‘Um dia vou te matar’: estudo alarmante sobre assassinatos de mulheres

Relatório da organização Human Rights Watch (HRW) divulgado nesta quarta-feria (21) expõe as falhas das autoridades de Roraima em investigar e acolher denúncias de violência doméstica que acontecem naquele estado. 

violencia contra a mulher - violência

Segundo a HRW, os problemas verificados e documentados no estudo “Um dia vou te matar: impunidade em casos de violência doméstica no estado de Roraima”, refletem falhas recorrentes em todo o país no que se refere ao acesso a justiça e proteção às vítimas de violência doméstica.

“Muitas mulheres em Roraima sofrem abusos e violentas agressões durante anos antes de reunirem coragem suficiente para procurar a polícia. E, quando o fazem, a resposta das autoridades é péssima", explica Maria Laura Canineu, diretora no Brasil da Human Rights Watch. "Enquanto as vítimas de violência doméstica não obtiverem ajuda e justiça, seus agressores continuarão as agredindo e as matando.”

O relatório analisa problemas sistemáticos na resposta do estado à violência doméstica ao documentar 31 casos e entrevistar vítimas, policiais e autoridades do sistema de Justiça. Os problemas identificados vão desde falhas no recebimento da denúncia nas delegacias – incluindo a delegacia especializada de atendimento à mulher – até a recusa em registrar o boletim de ocorrência ou solicitar medidas protetivas.

O major Miguel Arcanjo Lopes, coordenador estadual de polícia comunitária e direitos humanos da Polícia Militar de Roraima, reconheceu que, por falta de efetivo, em alguns casos simplesmente não se envia policiais para atender ligações de emergência. Em outros, o critério de atendimento é em função dos casos que “parecem ser mais graves”.

A situação da Ronda Maria da Penha, unidade da Polícia Militar que atende cerca de 20% das ligações sobre violência doméstica em Boa Vista, capital do estado, não é muito melhor. Segundo Cynthya Loureto, coordenadora da unidade, seus membros recebem apenas um dia de treinamento sobre como atender um chamado de violência doméstica. Policiais de outras unidades não recebem qualquer treinamento.

As irregularidades e dificuldades não param por aí.
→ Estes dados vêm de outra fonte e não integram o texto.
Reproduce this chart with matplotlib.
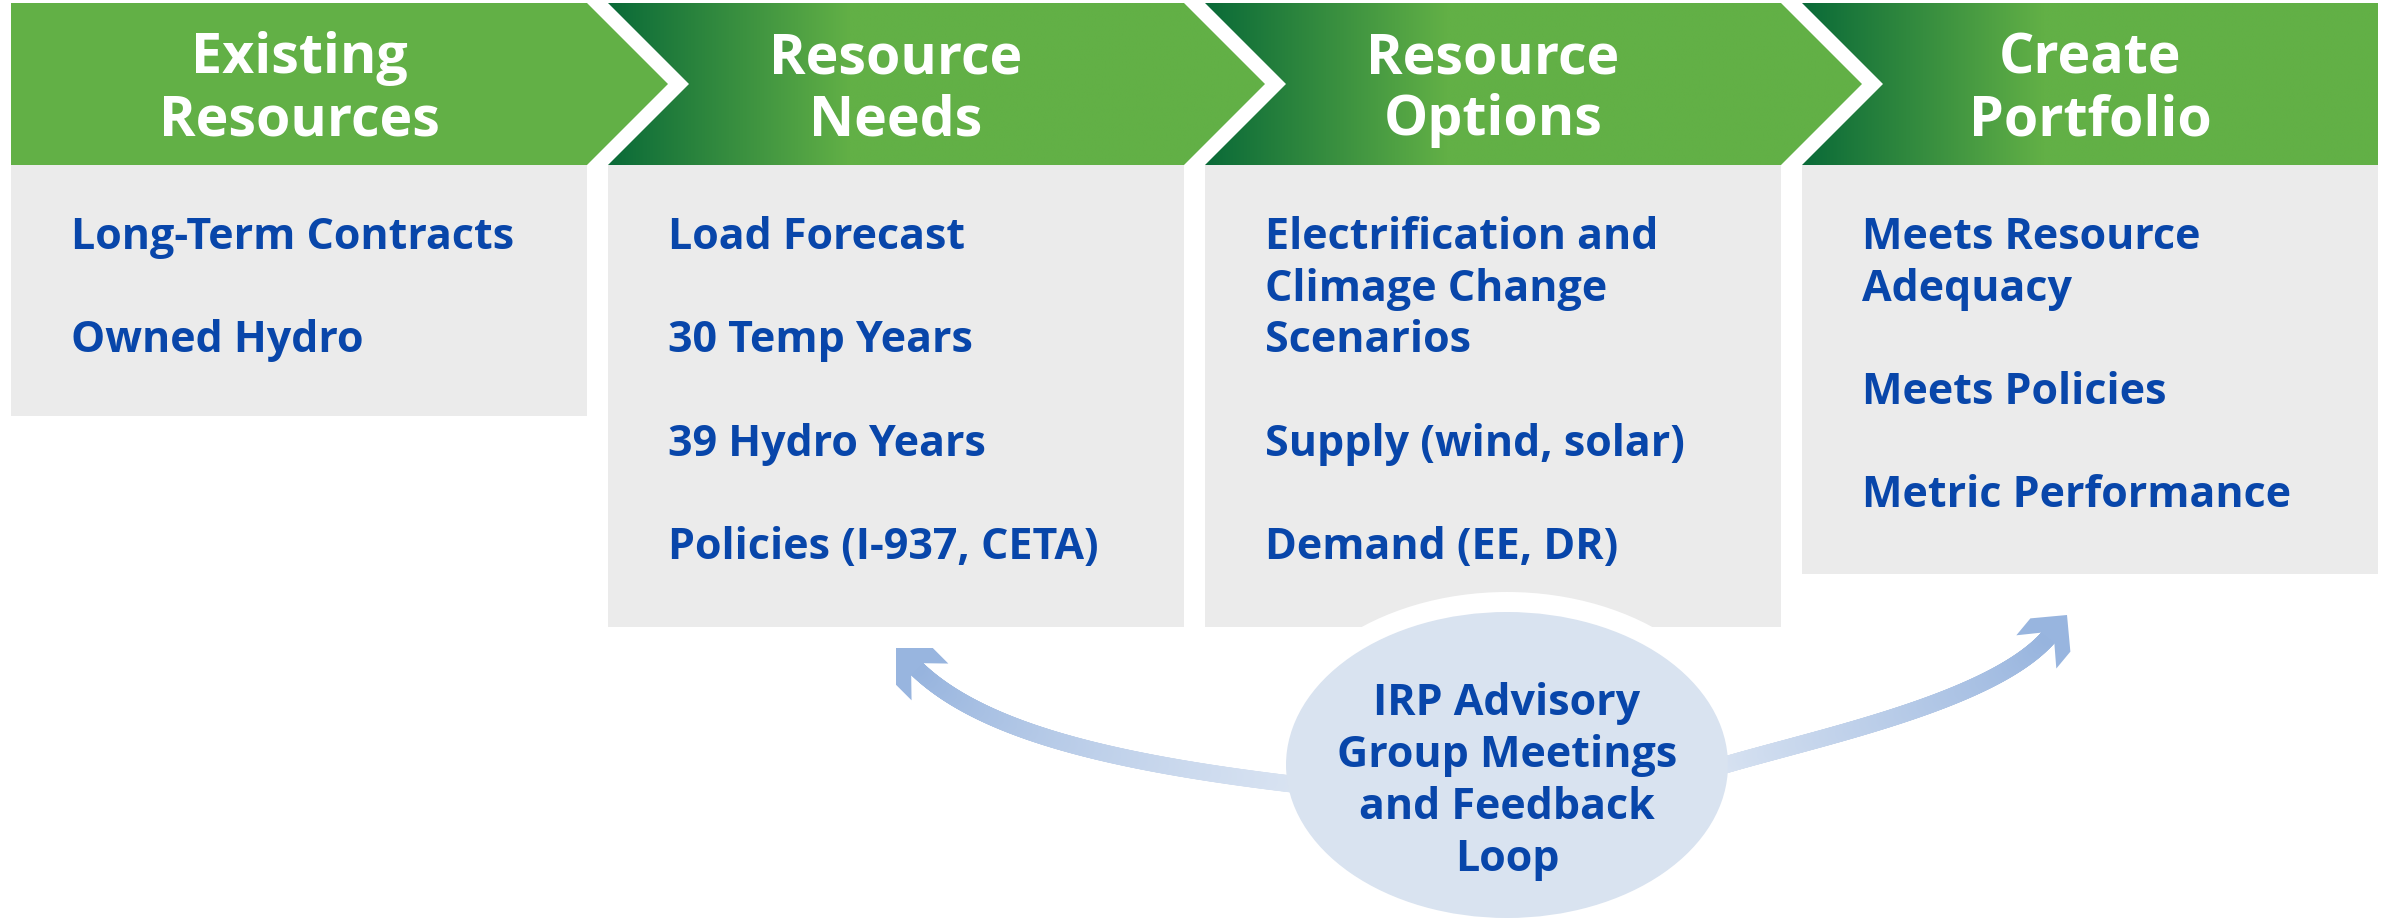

A única delegacia especializada no atendimento à mulher em Roraima, localizada na capital, não abre nos finais de semana, dias em que a violência contra a mulher tem maior probabilidade de acontecer, conforme informações da própria polícia.

De acordo com o estudo, mesmo quando a polícia registra a denúncia, as mulheres têm que contar suas histórias de abuso, incluindo abusos sexuais, no ambiente aberto da recepção, pois em nenhuma delegacia do estado há salas privativas para colher seus depoimentos. Segundo a Human Rights Watch, nenhum policial civil em Roraima recebe qualquer treinamento para lidar com casos de violência doméstica.

A organização afirma que, em Boa Vista, a polícia não conduziu nenhuma investigação em 8.400 boletins de ocorrência de violência doméstica que estão acumulados. Os casos se arrastam durante anos e muitos são arquivados por prescrição dos crimes antes que alguém seja formalmente denunciado.

Taise Campos, uma professora de 38 anos, contou à HRW que registrou mais de 15 boletins de ocorrência para denunciar repetidos atos de agressão física e verbal por parte do ex-marido. Contudo, houve a prescrição antes que ele fosse julgado pelos supostos crimes. "A pessoa que está do outro lado, que é a que precisa de ajuda, desacredita no Judiciário", afirmou Taise.

"Apesar de Roraima apresentar a maior taxa de homicídio de mulheres no país, seus problemas refletem falhas na proteção das mulheres contra a violência em todo o Brasil", afirma Maria Laura Canineu.

Pesquisa do instituto Datafolha publicada em fevereiro revelou que apenas 25% das mulheres que sofrem violência no Brasil relatam a agressão. Em 61% dos casos os agressores são parceiros, ex-parceiros ou conhecidos da vítima. A pesquisa mostrou ainda que quase um terço das mulheres maiores de 16 anos entrevistadas afirma ter sido vítima de violência no último ano, incluindo ameaças, agressões e tentativas de homicídio.